21. A finding that the sales tax overpaid has not been included in the price charged and that the applicants retained that burden to themselves leads inevitably to the conclusion that the amount of $22,196.55 has not been passed on. For this reason the respondent is required to refund the agreed amount of the overpayment to the applicants.

22. It is appropriate that I briefly refer to two other submissions made on behalf of the respondent. The first relates to the accounting method adopted in the applicants' books of account whereby the amounts of sales tax paid were treated as a debit against sales rather than as a separate item of expenditure. It follows, so it was said, that such a treatment was indicative of an intention to pass the sales tax on to the client. The books of account were maintained by a firm of accountants which was engaged to compile the annual partnership and individual income tax returns. I accept the evidence that the applicants relied solely upon the expertise of the accounting firm and that they played no role in the decision to debit sales tax against the revenue account. On that basis the intention of the applicants is not demonstrated and thus the proposal suggested by the respondent is rejected.
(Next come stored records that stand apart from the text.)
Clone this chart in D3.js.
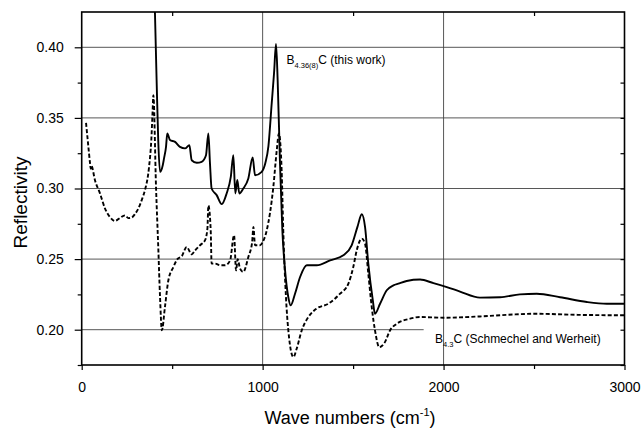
<!DOCTYPE html>
<html>
<head>
<meta charset="utf-8">
<script src="https://cdn.jsdelivr.net/npm/d3@7"></script>
<style>
  body { margin: 0; background: #fff; }
  svg { font-family: "Liberation Sans", Arial, sans-serif; }
</style>
</head>
<body>
<svg id="chart" width="642" height="429"></svg>
<script>
// reference spectrum, B4.3C (dashed)
const refWave = [24, 35, 46, 50, 54, 73, 101, 129, 155, 184, 210, 239, 258, 276, 295, 313, 335, 350, 372, 385, 392, 396,
  411, 423, 433, 443, 460, 479, 507, 529, 553, 580, 608, 627, 654, 682, 695, 700, 713, 718, 737, 765, 792, 820, 842,
  853, 862, 875, 893, 921, 942, 949, 958, 986, 1000, 1022, 1059, 1078, 1090, 1105, 1114, 1129, 1142, 1170, 1188,
  1216, 1253, 1299, 1363, 1428, 1474, 1501, 1520, 1548, 1566, 1584, 1603, 1621, 1645, 1676, 1704, 1741, 1815,
  1870, 2000, 2201, 2350, 2497, 2750, 3000];
const refRefl = [0.3465, 0.332, 0.318, 0.314, 0.316, 0.306, 0.2965, 0.2858, 0.280, 0.277, 0.279, 0.281, 0.279, 0.2794,
  0.282, 0.2858, 0.293, 0.299, 0.315, 0.335, 0.355, 0.366, 0.300, 0.259, 0.223, 0.1995, 0.216, 0.235, 0.2444, 0.250,
  0.252, 0.2586, 0.2534, 0.2562, 0.2598, 0.2634, 0.272, 0.288, 0.2704, 0.2468, 0.2468, 0.2456, 0.2456, 0.249, 0.2669,
  0.242, 0.250, 0.2433, 0.2409, 0.2515, 0.262, 0.2728, 0.2598, 0.2598, 0.262, 0.270, 0.301, 0.327, 0.339, 0.313,
  0.2704, 0.223, 0.1995, 0.1806, 0.1865, 0.1995, 0.209, 0.215, 0.2184, 0.2255, 0.2326, 0.2444, 0.2562, 0.2645,
  0.261, 0.2397, 0.216, 0.1995, 0.1876, 0.1912, 0.1995, 0.2042, 0.2078, 0.209, 0.2085, 0.2094, 0.2105, 0.2113,
  0.2105, 0.2102];

// this work, B4.36(8)C (solid)
const workWave = [400, 414, 423, 433, 448, 455, 466, 473, 488, 516, 543, 571, 595, 608, 636, 663, 687, 700, 709, 718,
  746, 774, 801, 824, 838, 849, 860, 871, 893, 921, 945, 958, 995, 1015, 1032, 1050, 1063, 1074, 1083, 1096, 1109,
  1124, 1142, 1155, 1179, 1207, 1244, 1299, 1373, 1446, 1492, 1524, 1548, 1566, 1584, 1609, 1621, 1649, 1686,
  1723, 1750, 1796, 1870, 1944, 2018, 2091, 2201, 2312, 2422, 2515, 2644, 2792, 2902, 3000];
const workRefl = [0.45, 0.3768, 0.334, 0.3118, 0.3165, 0.3213, 0.3295, 0.339, 0.3343, 0.333, 0.3295, 0.3284, 0.3307,
  0.320, 0.3182, 0.3189, 0.3236, 0.339, 0.3177, 0.300, 0.2953, 0.2889, 0.2965, 0.3082, 0.3236, 0.2965, 0.306,
  0.2965, 0.300, 0.3071, 0.322, 0.3094, 0.3118, 0.318, 0.330, 0.360, 0.3816, 0.4023, 0.3768, 0.3177, 0.2704,
  0.242, 0.223, 0.2172, 0.2255, 0.2373, 0.2456, 0.2456, 0.2491, 0.2527, 0.2598, 0.2728, 0.2818, 0.2728, 0.2468,
  0.2208, 0.2113, 0.2184, 0.2279, 0.2314, 0.2326, 0.2345, 0.2355, 0.233, 0.2302, 0.2270, 0.2227, 0.223, 0.225,
  0.2255, 0.223, 0.2196, 0.2184, 0.2184];

const xMajor = [0, 1000, 2000, 3000];
const xMinor = [500, 1500, 2500];
const yMajor = [0.20, 0.25, 0.30, 0.35, 0.40];
const yMinor = [0.175, 0.225, 0.275, 0.325, 0.375];

const svg = d3.select('#chart');
const plot = { left: 81.7, right: 624.5, top: 12, bottom: 365 };

const x = d3.scaleLinear().domain([0, 3000]).range([plot.left, plot.right]);
const y = d3.scaleLinear().domain([0.175, 0.425]).range([plot.bottom, plot.top]);

// clip for the curves
svg.append('clipPath').attr('id', 'clip')
  .append('rect')
  .attr('x', plot.left).attr('y', plot.top)
  .attr('width', plot.right - plot.left).attr('height', plot.bottom - plot.top);

// grid lines
const grid = svg.append('g').attr('stroke', '#444').attr('stroke-width', 0.9);
grid.selectAll('.hgrid').data(yMajor).enter().append('line')
  .attr('x1', plot.left)
  .attr('x2', (d) => (d === 0.20 ? x(1890) : plot.right))
  .attr('y1', (d) => y(d)).attr('y2', (d) => y(d));
grid.selectAll('.vgrid').data([1000, 2000]).enter().append('line')
  .attr('x1', (d) => x(d)).attr('x2', (d) => x(d))
  .attr('y1', plot.top).attr('y2', plot.bottom);

// axes
const axisStyle = (g) => {
  g.select('.domain').remove();
  g.selectAll('.tick line').attr('stroke', '#000').attr('stroke-width', 1.2);
  g.selectAll('.tick text').attr('font-size', 14).attr('fill', '#000')
    .attr('font-family', '"Liberation Sans", Arial, sans-serif');
};

svg.append('g').attr('transform', `translate(${plot.left},0)`)
  .call(d3.axisLeft(y).tickValues(yMajor).tickSize(7).tickPadding(11).tickFormat(d3.format('.2f')))
  .call(axisStyle);
svg.append('g').attr('transform', `translate(${plot.left},0)`)
  .call(d3.axisLeft(y).tickValues(yMinor).tickSize(4).tickFormat(''))
  .call(axisStyle);
svg.append('g').attr('transform', `translate(${plot.right},0)`)
  .call(d3.axisRight(y).tickValues(yMinor.concat(yMajor)).tickSize(-4).tickFormat(''))
  .call(axisStyle);

svg.append('g').attr('transform', `translate(0,${plot.bottom})`)
  .call(d3.axisBottom(x).tickValues(xMajor).tickSize(5).tickPadding(12).tickFormat(d3.format('d')))
  .call(axisStyle);
svg.append('g').attr('transform', `translate(0,${plot.bottom})`)
  .call(d3.axisBottom(x).tickValues(xMinor).tickSize(4).tickFormat(''))
  .call(axisStyle);
svg.append('g').attr('transform', `translate(0,${plot.top})`)
  .call(d3.axisTop(x).tickValues(xMinor).tickSize(-4).tickFormat(''))
  .call(axisStyle);

// frame
svg.append('rect')
  .attr('x', plot.left).attr('y', plot.top)
  .attr('width', plot.right - plot.left).attr('height', plot.bottom - plot.top)
  .attr('fill', 'none').attr('stroke', '#000').attr('stroke-width', 1.6);

// curves
const line = d3.line()
  .x((d) => x(d[0]))
  .y((d) => y(d[1]))
  .curve(d3.curveMonotoneX);

const curves = svg.append('g').attr('clip-path', 'url(#clip)').attr('fill', 'none').attr('stroke', '#000');
curves.append('path')
  .attr('d', line(d3.zip(refWave, refRefl)))
  .attr('stroke-width', 1.9)
  .attr('stroke-dasharray', '4,2.2');
curves.append('path')
  .attr('d', line(d3.zip(workWave, workRefl)))
  .attr('stroke-width', 1.9);

// labels
svg.append('text')
  .attr('transform', `translate(27,${(plot.top + plot.bottom) / 2 + 14}) rotate(-90)`)
  .attr('text-anchor', 'middle')
  .attr('font-size', 19)
  .attr('fill', '#000')
  .text('Reflectivity');

const xLabel = svg.append('text')
  .attr('x', 350).attr('y', 424)
  .attr('text-anchor', 'middle')
  .attr('font-size', 18)
  .attr('fill', '#000');
xLabel.append('tspan').text('Wave numbers (cm');
xLabel.append('tspan').attr('font-size', 11).attr('dy', -8).text('-1');
xLabel.append('tspan').attr('dy', 8).text(')');

const note1 = svg.append('text').attr('x', 286.5).attr('y', 63.5).attr('font-size', 12).attr('fill', '#000');
note1.append('tspan').text('B');
note1.append('tspan').attr('font-size', 7.5).attr('dy', 4).text('4.36(8)');
note1.append('tspan').attr('dy', -4).text('C (this work)');

const note2 = svg.append('text').attr('x', 435).attr('y', 343).attr('font-size', 12).attr('fill', '#000');
note2.append('tspan').text('B');
note2.append('tspan').attr('font-size', 7.5).attr('dy', 4).text('4.3');
note2.append('tspan').attr('dy', -4).text('C (Schmechel and Werheit)');
</script>
</body>
</html>
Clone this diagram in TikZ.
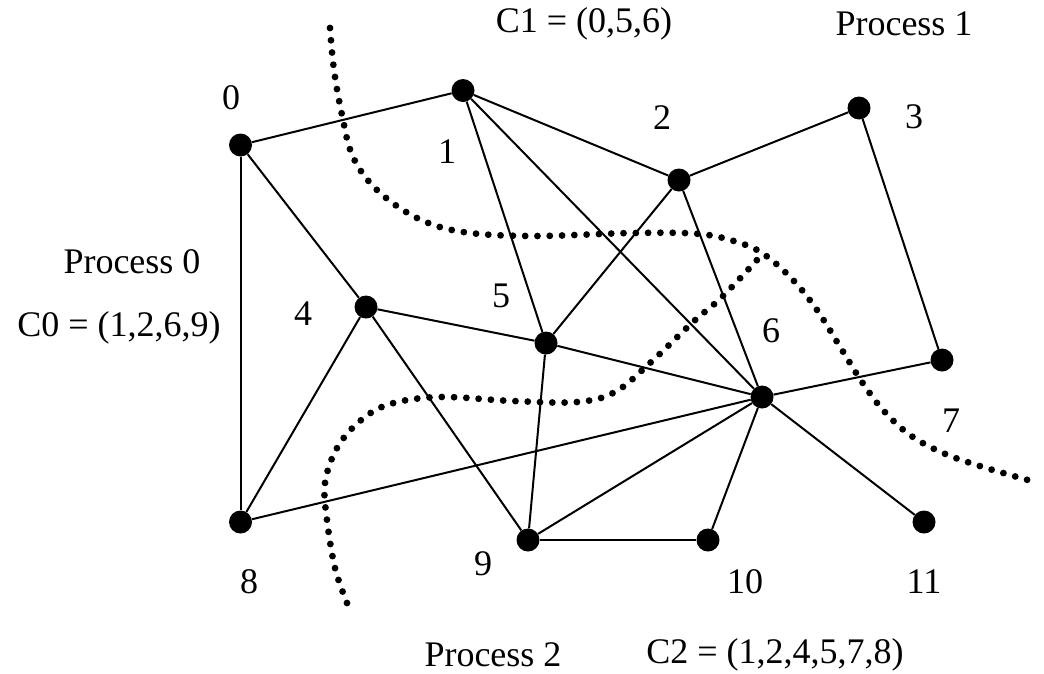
\documentclass[tikz,border=0pt]{standalone}
\usepackage{fontspec}
\setmainfont{Liberation Serif}
\begin{document}
\begin{tikzpicture}[x=1pt,y=-1pt,
  vtx/.style={circle,fill=black,draw=none,inner sep=0pt,minimum size=23pt},
  lbl/.style={inner sep=0pt,font=\fontsize{36}{40}\selectfont},
  edge/.style={line width=2pt},
  cut/.style={line width=6.8pt,line cap=round,dash pattern=on 0pt off 12.3pt}]
\useasboundingbox (0,0) rectangle (1044,673);
% vertices
\node[vtx] (v0) at (240.5,145) {};
\node[vtx] (v1) at (463,90.5) {};
\node[vtx] (v2) at (679,180) {};
\node[vtx] (v3) at (859,108) {};
\node[vtx] (v4) at (366,307) {};
\node[vtx] (v5) at (546,343) {};
\node[vtx] (v6) at (762,397) {};
\node[vtx] (v7) at (942,360) {};
\node[vtx] (v8) at (240.5,522) {};
\node[vtx] (v9) at (528,540) {};
\node[vtx] (v10) at (708,540) {};
\node[vtx] (v11) at (924,522) {};
% vertex labels
\node[lbl] (l0) at (231,98) {0};
\node[lbl] (l1) at (447,152) {1};
\node[lbl] (l2) at (662,118) {2};
\node[lbl] (l3) at (914,117) {3};
\node[lbl] (l4) at (303,314) {4};
\node[lbl] (l5) at (501,296) {5};
\node[lbl] (l6) at (771,331) {6};
\node[lbl] (l7) at (951,421) {7};
\node[lbl] (l8) at (249,582) {8};
\node[lbl] (l9) at (483,564) {9};
\node[lbl] (l10) at (745,582) {10};
\node[lbl] (l11) at (924,582) {11};
% texts
\node[lbl] (c1) at (584,24) {C1 = (0,5,6)};
\node[lbl] (p1) at (904,24) {Process 1};
\node[lbl] (p0) at (132,262) {Process 0};
\node[lbl] (c0) at (119,328) {C0 = (1,2,6,9)};
\node[lbl] (p2) at (493,655) {Process 2};
\node[lbl] (c2) at (775,655) {C2 = (1,2,4,5,7,8)};
% edges
\draw[edge] (v0) -- (v1);
\draw[edge] (v0) -- (v8);
\draw[edge] (v0) -- (v4);
\draw[edge] (v1) -- (v2);
\draw[edge] (v1) -- (v5);
\draw[edge] (v1) -- (v6);
\draw[edge] (v2) -- (v3);
\draw[edge] (v2) -- (v5);
\draw[edge] (v2) -- (v6);
\draw[edge] (v3) -- (v7);
\draw[edge] (v4) -- (v5);
\draw[edge] (v4) -- (v8);
\draw[edge] (v4) -- (v9);
\draw[edge] (v5) -- (v6);
\draw[edge] (v5) -- (v9);
\draw[edge] (v8) -- (v6);
\draw[edge] (v6) -- (v7);
\draw[edge] (v6) -- (v9);
\draw[edge] (v6) -- (v10);
\draw[edge] (v6) -- (v11);
\draw[edge] (v9) -- (v10);
% partition cuts
\draw[cut] plot[smooth,tension=0.6] coordinates {(330,28) (334,70) (342,115) (353,157) (377,190) (417,218) (463,232) (533,236) (633,233) (700,234) (740,243) (765,255) (793,280) (817,310) (842,350) (862,382) (883,410) (910,435) (943,453) (983,467) (1035,482)};
\draw[cut] plot[smooth,tension=0.6] coordinates {(347,603) (335,568) (327,520) (325,483) (337,448) (360,421) (390,404) (440,397) (513,401) (577,402) (615,392) (650,363) (693,322) (722,297) (757,260)};
\end{tikzpicture}
\end{document}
23. The other matter proposed by the respondent appears to be based on the fact that cellar door prices exceeded those charged on sales to restaurants which were inclusive of sales tax that had been passed on to those restaurants. Against that background, it was contended that I should infer that the higher prices at the cellar door also included sales tax which had been passed on. Those facts are not in dispute and yet I fail to see how the existence of such an excess reflects upon the question under consideration. It does no more than indicate the general principle that the consumer pays a price higher than someone who buys and then on sells to that consumer.

24. For the reasons enunciated the objection decision under review is set aside and the matter is remitted to the respondent with the direction that he be satisfied that sales tax amounting to $22,196.55 has not been passed on by the applicant to another person.